Non è stato facile e moltissimo resta ancora da fare. Ma avevi ragione tu. Il lavoro ai detenuti abbatte la recidiva da oltre il 70% a meno del 19%. In alcuni casi al 12%. A Milano. Lavoro vuol dire meno detenuti in carcere. Minor spesa pubblica e più sicurezza. Che onore al concittadi­no Cesare Beccaria, ai suoi delitti e alla sua concezione delle pene.

Milano... la tua amata Milano. E dove potevi sbarcare se non qui, nel 1950, appena 24enne provenendo da Barletta? Da quella città pugliese dove ogni estate abbiamo trascorso vacanze di indimentic­abile allegria ma sempre dominate dal solito imperativo: il lavoro! Noi, da milanesi in vacanza, ci scappava di fermarci a rimirare il mare o il magnifico Castello Svevo. Subito zii e cugini ci riprendeva­no stupiti: uagliò, embè, che stai a fare?

Bisognava cimentarsi comunque in qualcosa: lavorare in campagna, aiutare lo zio in negozio o fare la spesa. Per forza. Quella forza originaria fatta di intelligen­za e di tanta perseveran­za che hai portato dentro San Vittore.
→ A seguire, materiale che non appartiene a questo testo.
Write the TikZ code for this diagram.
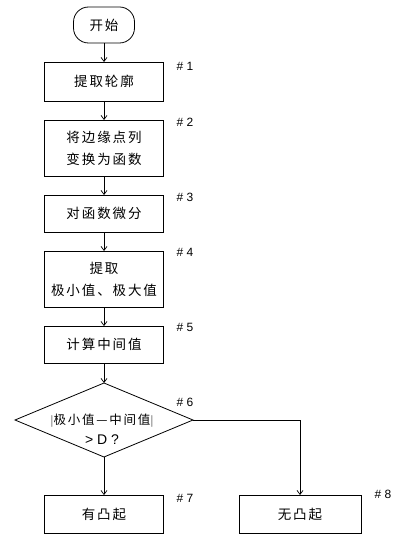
\documentclass[tikz,border=0pt]{standalone}
\usepackage{fontspec}
\setmainfont{Liberation Sans}
\newfontfamily\cjk[LetterSpace=14]{Noto Sans CJK SC}
\usetikzlibrary{arrows.meta,shapes.geometric}
\begin{document}
\begin{tikzpicture}[x=1pt,y=-1pt,
  every node/.style={inner sep=0pt,outer sep=0pt},
  stepbox/.style={draw,line width=0.8pt,minimum width=119pt,align=center,font=\cjk\fontsize{13.5}{22}\selectfont},
  term/.style={draw,line width=0.8pt,rounded corners=15pt,minimum width=61pt,minimum height=36pt,font=\cjk\fontsize{13.5}{16}\selectfont},
  lbl/.style={font=\fontsize{12}{14}\selectfont},
  conn/.style={draw,line width=0.7pt,-{Straight Barb[length=4pt,width=6pt]}}]
\useasboundingbox (0,0) rectangle (400,540);
\node[term] (s) at (104,25) {开始};
\node[stepbox,minimum height=39pt] (b1) at (104,81.5) {提取轮廓};
\node[stepbox,minimum height=56pt] (b2) at (104,148) {将边缘点列\\变换为函数};
\node[stepbox,minimum height=37pt] (b3) at (104,213.5) {对函数微分};
\node[stepbox,minimum height=56pt] (b4) at (104,279) {提取\\极小值、极大值};
\node[stepbox,minimum height=37pt] (b5) at (104,344.5) {计算中间值};
\node[draw,line width=0.8pt,diamond,minimum width=178pt,minimum height=74pt] (d) at (104,420) {};
\node[align=center] (dt) at (102,429) {{\cjk\fontsize{12.5}{14}\selectfont$\bigl|$极小值—中间值$\bigr|$}\\[6pt]{\fontsize{14}{15}\selectfont > D ?}};
\node[stepbox,minimum height=38pt] (b7) at (104,514) {有凸起};
\node[stepbox,minimum width=122pt,minimum height=38pt] (b8) at (300,514) {无凸起};
\node[lbl] (l1) at (185,66) {\# 1};
\node[lbl] (l2) at (185,122) {\# 2};
\node[lbl] (l3) at (185,197) {\# 3};
\node[lbl] (l4) at (185,252) {\# 4};
\node[lbl] (l5) at (185,327) {\# 5};
\node[lbl] (l6) at (185,402) {\# 6};
\node[lbl] (l7) at (185,498) {\# 7};
\node[lbl] (l8) at (383,494) {\# 8};
\draw[conn] (s) -- (b1);
\draw[conn] (b1) -- (b2);
\draw[conn] (b2) -- (b3);
\draw[conn] (b3) -- (b4);
\draw[conn] (b4) -- (b5);
\draw[conn] (b5) -- (d);
\draw[conn] (d.south) -- (b7.north);
\draw[conn] (d.east) -| (b8.north);
\end{tikzpicture}
\end{document}
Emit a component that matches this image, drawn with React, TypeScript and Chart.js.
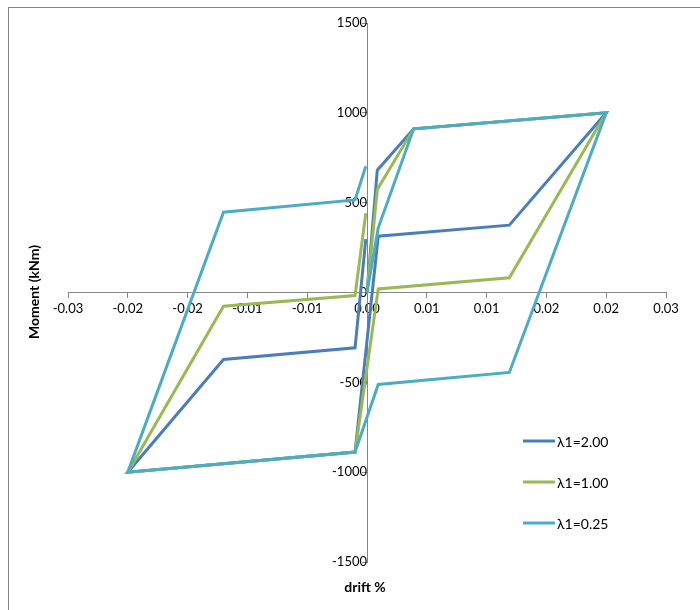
import React, { useEffect, useRef } from "react";
import { Chart, registerables } from "chart.js";

Chart.register(...registerables);

// ---- data ----
const seriesNames = ["λ1=2.00", "λ1=1.00", "λ1=0.25"];
const seriesColors = ["#4A7EBB", "#98B954", "#4BACC6"];

const drift200 = [0, 0.00086, 0.0039, 0.02, 0.0119, 0.00094, -0.001, -0.02, -0.012, -0.001, -0.0001];
const moment200 = [0, 681, 911, 1000, 375, 313, -888, -1000, -373, -308, 297];

const drift100 = [0, 0.00086, 0.0039, 0.02, 0.0119, 0.00094, -0.001, -0.02, -0.012, -0.001, -0.0001];
const moment100 = [0, 573, 911, 1000, 82, 20, -888, -1000, -76, -17, 442];

const drift025 = [0, 0.00094, 0.0039, 0.02, 0.0119, 0.00094, -0.001, -0.02, -0.012, -0.001, -0.0001];
const moment025 = [0, 360, 911, 1000, -445, -512, -888, -1000, 447, 515, 703];

const xTickValues = [-0.025, -0.02, -0.015, -0.01, -0.005, 0, 0.005, 0.01, 0.015, 0.02, 0.025];
const xTickLabels = ["-0.03", "-0.02", "-0.02", "-0.01", "-0.01", "0.00", "0.01", "0.01", "0.02", "0.02", "0.03"];
const yTickValues = [-1500, -1000, -500, 0, 500, 1000, 1500];

const xTitle = "drift %";
const yTitle = "Moment (kNm)";

const FONT = 'Lato, "DejaVu Sans", sans-serif';
const AXIS_COLOR = "#868686";

function toPoints(xs: number[], ys: number[]) {
  return xs.map((x, i) => ({ x, y: ys[i] }));
}

const overlayPlugin = {
  id: "overlay",
  afterDraw(chart: any) {
    const ctx = chart.ctx as CanvasRenderingContext2D;
    const area = chart.chartArea;
    ctx.save();
    ctx.fillStyle = "#000";
    ctx.font = `bold 14px ${FONT}`;
    ctx.textAlign = "center";
    ctx.textBaseline = "middle";
    ctx.fillText(xTitle, (area.left + area.right) / 2 - 2, 579);
    ctx.save();
    ctx.translate(25, 284);
    ctx.rotate(-Math.PI / 2);
    ctx.fillText(yTitle, 0, 0);
    ctx.restore();

    // legend
    const legendX = 514;
    const legendY = [433, 474, 515];
    ctx.font = `14px ${FONT}`;
    ctx.textAlign = "left";
    seriesNames.forEach((name, i) => {
      ctx.strokeStyle = seriesColors[i];
      ctx.lineWidth = 3;
      ctx.lineCap = "butt";
      ctx.beginPath();
      ctx.moveTo(legendX, legendY[i]);
      ctx.lineTo(legendX + 32, legendY[i]);
      ctx.stroke();
      ctx.fillStyle = "#000";
      ctx.fillText(name, legendX + 34, legendY[i] + 1);
    });
    ctx.restore();
  },
};

export default function App() {
  const canvasRef = useRef<HTMLCanvasElement | null>(null);

  useEffect(() => {
    if (!canvasRef.current) return;
    const seriesData = [
      toPoints(drift200, moment200),
      toPoints(drift100, moment100),
      toPoints(drift025, moment025),
    ];
    const chart = new Chart(canvasRef.current, {
      type: "scatter",
      data: {
        datasets: seriesNames.map((name, i) => ({
          label: name,
          data: seriesData[i],
          showLine: true,
          borderColor: seriesColors[i],
          backgroundColor: seriesColors[i],
          borderWidth: 3,
          pointRadius: 0,
          pointHoverRadius: 0,
          tension: 0,
          fill: false,
          order: 3 - i,
        })),
      },
      options: {
        animation: false,
        responsive: false,
        devicePixelRatio: 1,
        layout: { padding: { left: 59, right: 34, top: 15, bottom: 48 } },
        plugins: {
          legend: { display: false },
          title: { display: false },
          tooltip: { enabled: false },
        },
        scales: {
          x: {
            type: "linear",
            position: { y: 0 } as any,
            min: -0.025,
            max: 0.025,
            afterBuildTicks: (scale: any) => {
              scale.ticks = xTickValues.map((value) => ({ value }));
            },
            ticks: {
              autoSkip: false,
              maxRotation: 0,
              padding: 4,
              color: "#000",
              font: { family: FONT, size: 13 },
              callback: (_v: any, i: number) => xTickLabels[i],
            },
            grid: {
              drawOnChartArea: false,
              drawTicks: true,
              tickLength: 5,
              color: AXIS_COLOR,
            },
            border: { display: true, color: AXIS_COLOR, width: 1 },
          },
          y: {
            type: "linear",
            position: { x: 0 } as any,
            min: -1500,
            max: 1500,
            afterBuildTicks: (scale: any) => {
              scale.ticks = yTickValues.map((value) => ({ value }));
            },
            ticks: {
              autoSkip: false,
              padding: 4,
              color: "#000",
              font: { family: FONT, size: 13 },
              callback: (v: any) => String(v),
            },
            grid: {
              drawOnChartArea: false,
              drawTicks: true,
              tickLength: 5,
              color: AXIS_COLOR,
            },
            border: { display: true, color: AXIS_COLOR, width: 1 },
          },
        },
      },
      plugins: [overlayPlugin],
    });
    return () => chart.destroy();
  }, []);

  return (
    <div
      style={{
        position: "fixed",
        left: 8,
        top: 7,
        width: 691,
        height: 602,
        borderLeft: `1px solid ${AXIS_COLOR}`,
        borderTop: `1px solid ${AXIS_COLOR}`,
        overflow: "hidden",
        background: "#fff",
      }}
    >
      <canvas ref={canvasRef} width={691} height={602} style={{ display: "block" }} />
    </div>
  );
}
Un lavoro tenacissim­o e silenzioso, lontano da quei gesti eclatanti e momentanei, spacciati come risolutivi di cui tanto diffidavi. Il lavoro di lunga durata, l’unico che lascia tracce che altri, dopo di noi, non possono cancellare. Per me, dirigente pubblico, è tuttora l’insegnamen­to più potente che mi hai lasciato.

Oggi Milano è un esempio, non solo nazionale, del tentativo permanente di rieducare i detenuti. Vi partecipan­o le carceri, gli altri enti pubblici e un numero impensabil­e di associazio­ni, cooperativ­e e singoli volontari. Dentro questo immenso, faticoso e necessaria­mente incompleto lavoro trovo sempre una traccia di te. Passando da Piazza Filangieri 2, un simbolo di Milano come il Carcere di San Vittore si chiamerà, da oggi, San Vittore-Francesco Di Cataldo. Credo che tu te lo sia meritato. Sei stato sicurament­e un bravo funzionari­o dello Stato. E sei stato un buon padre. Assente da quarant’anni, ma sempre presente. Fino a togliere il respiro.